■ DATA IN THIS EXERCISE ■
□ □ □

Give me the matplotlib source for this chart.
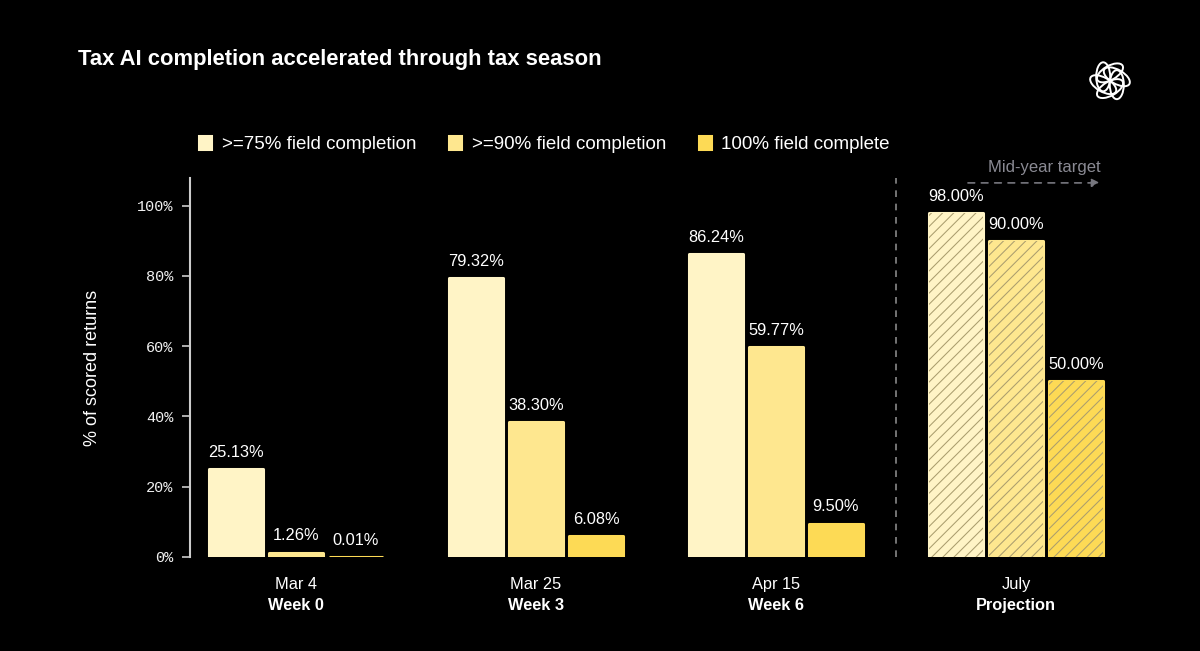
import numpy as np
import matplotlib.pyplot as plt
from matplotlib.patches import Ellipse
import matplotlib as mpl

# data
groups = ['Mar 4', 'Mar 25', 'Apr 15', 'July']
subs = ['Week 0', 'Week 3', 'Week 6', 'Projection']
series = ['>=75% field completion', '>=90% field completion', '100% field complete']
v75 = [25.13, 79.32, 86.24, 98.00]
v90 = [1.26, 38.30, 59.77, 90.00]
v100 = [0.01, 6.08, 9.50, 50.00]
yticks = [0, 20, 40, 60, 80, 100]

colors = ['#FFF4C6', '#FEE78F', '#FDDA55']
bg = 'black'
mpl.rcParams['font.family'] = ['Liberation Sans', 'DejaVu Sans']
mpl.rcParams['hatch.linewidth'] = 0.75

fig = plt.figure(figsize=[12, 6.51], dpi=100, facecolor=bg)
ax = fig.add_axes([0.1583, 0.1444, 0.7667, 0.5822], facecolor=bg)

x = np.arange(len(groups))
step = 0.25
width = 0.222
vals = [v75, v90, v100]
for i, (v, c) in enumerate(zip(vals, colors)):
    xs = x + (i - 1) * step
    for j in range(len(groups)):
        ax.bar(xs[j], v[j], width=width, color=c, edgecolor=c, linewidth=2.2,
               joinstyle='round', zorder=2,
               label=series[i] if j == 0 else None)
        if j == 3:
            # projection bars get a diagonal hatch on top
            ax.bar(xs[j], v[j], width=width, facecolor='none',
                   edgecolor='#AA9D6E', linewidth=0, hatch='///', zorder=3)
        ax.text(xs[j], v[j] + 2.6, '%.2f%%' % v[j], ha='center', va='bottom',
                color='white', fontsize=11.8)

ax.set_xlim(-0.4417, 3.3917)
ax.set_ylim(0, 107.9)
ax.set_yticks(yticks)
ax.set_yticklabels(['%d%%' % t for t in yticks], family='Liberation Mono',
                   fontsize=11)
ax.tick_params(axis='y', colors='#CCCCCC', length=6, width=1.2, pad=6,
               labelcolor='#F0F0F0')
ax.set_xticks(x)
ax.set_xticklabels([])
ax.tick_params(axis='x', length=0)
for xi, g, s in zip(x, groups, subs):
    ax.annotate(g, (xi, 0), xytext=(0, -14.5), textcoords='offset points',
                ha='center', va='top', color='white', fontsize=11.8)
    ax.annotate(s, (xi, 0), xytext=(0, -29.5), textcoords='offset points',
                ha='center', va='top', color='white', fontsize=11.8,
                fontweight='bold')
for s in ['top', 'right', 'bottom']:
    ax.spines[s].set_visible(False)
ax.spines['left'].set_color('#CCCCCC')
ax.spines['left'].set_linewidth(1.5)
ax.set_ylabel('% of scored returns', color='white', fontsize=13, labelpad=26)

# projection divider and target arrow
ax.axvline(2.5, ymin=0, ymax=1, color='#888888', ls=(0, (4, 4)), lw=1.2, zorder=1)
ax.annotate('', xy=(3.35, 106.5), xytext=(2.8, 106.5),
            arrowprops=dict(arrowstyle='-|>', ls=(0, (4, 4)), color='#77777F',
                            lw=1.2, mutation_scale=12, shrinkA=0, shrinkB=0),
            annotation_clip=False)
ax.text(3.12, 108.7, 'Mid-year target', ha='center', va='bottom', color='#8A8A93',
        fontsize=12, clip_on=False)

fig.legend(loc='upper left', bbox_to_anchor=(0.152, 0.817), ncol=3, frameon=False,
           fontsize=13.5, labelcolor='white', handlelength=0.65, handleheight=0.65,
           handletextpad=0.55, columnspacing=1.75)

fig.text(0.065, 0.909, 'Tax AI completion accelerated through tax season',
         color='white', fontsize=15.8, fontweight='bold', va='center')

# small logo mark
lax = fig.add_axes([0.9, 0.83, 0.05, 0.092], facecolor='none')
lax.set_xlim(-1.6, 1.6)
lax.set_ylim(-1.6, 1.6)
lax.set_aspect('equal')
lax.axis('off')
for k in range(6):
    ang = np.radians(k * 60 + 30)
    cx, cy = 0.42 * np.cos(ang), 0.42 * np.sin(ang)
    lax.add_patch(Ellipse((cx, cy), 0.75, 1.55, angle=np.degrees(ang) + 30,
                          fill=False, ec='white', lw=1.4))

fig.savefig('out.png', dpi=100, facecolor=bg)
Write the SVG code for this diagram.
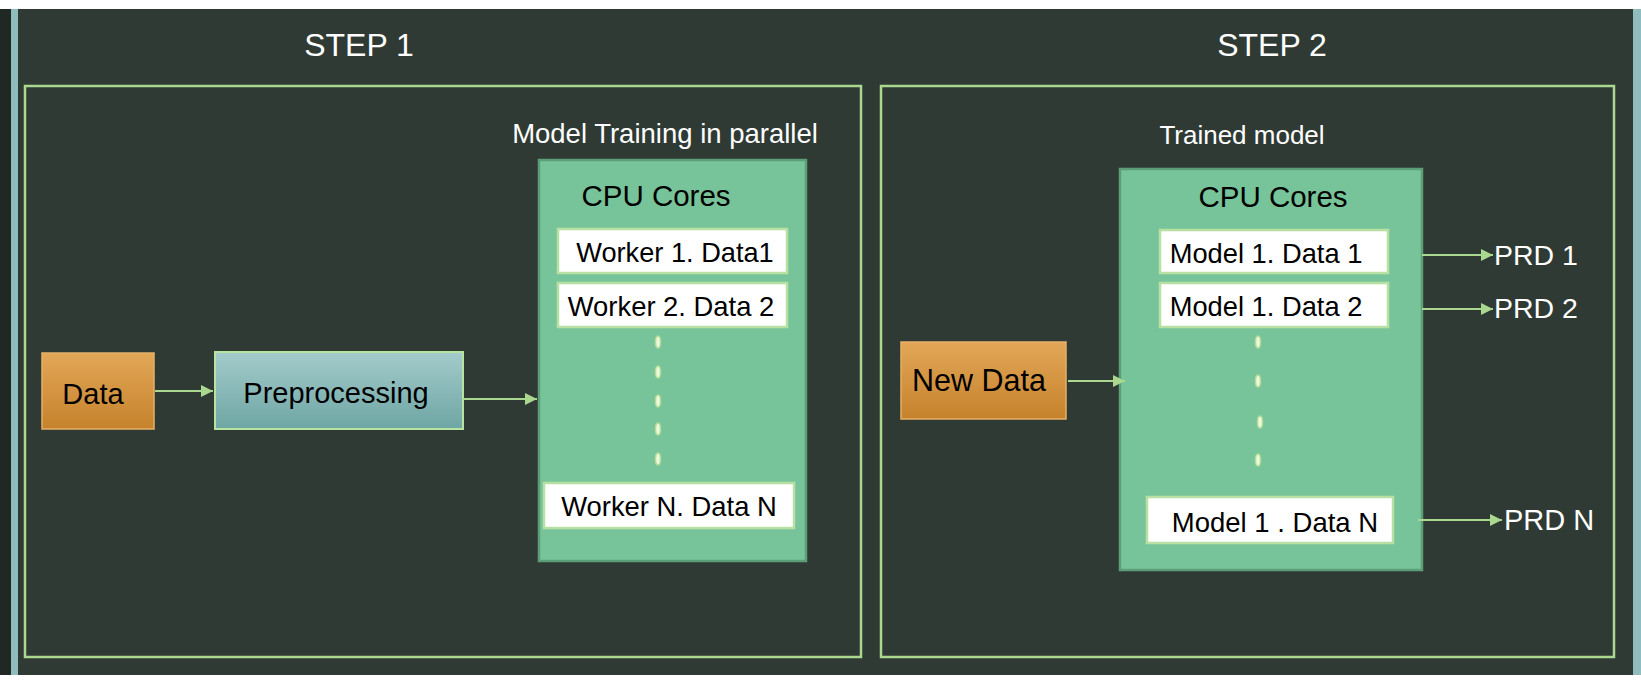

□ □ □

■ GIVEN TASK ■
Only the lines from the start of the records through the line containing "import matplotlib as mpl" should be repeated, word for word, with the pictures left out.

■ FINISHED EXERCISE ■
Give me the matplotlib source for this chart.
import numpy as np
import matplotlib.pyplot as plt
from matplotlib.patches import Ellipse
import matplotlib as mpl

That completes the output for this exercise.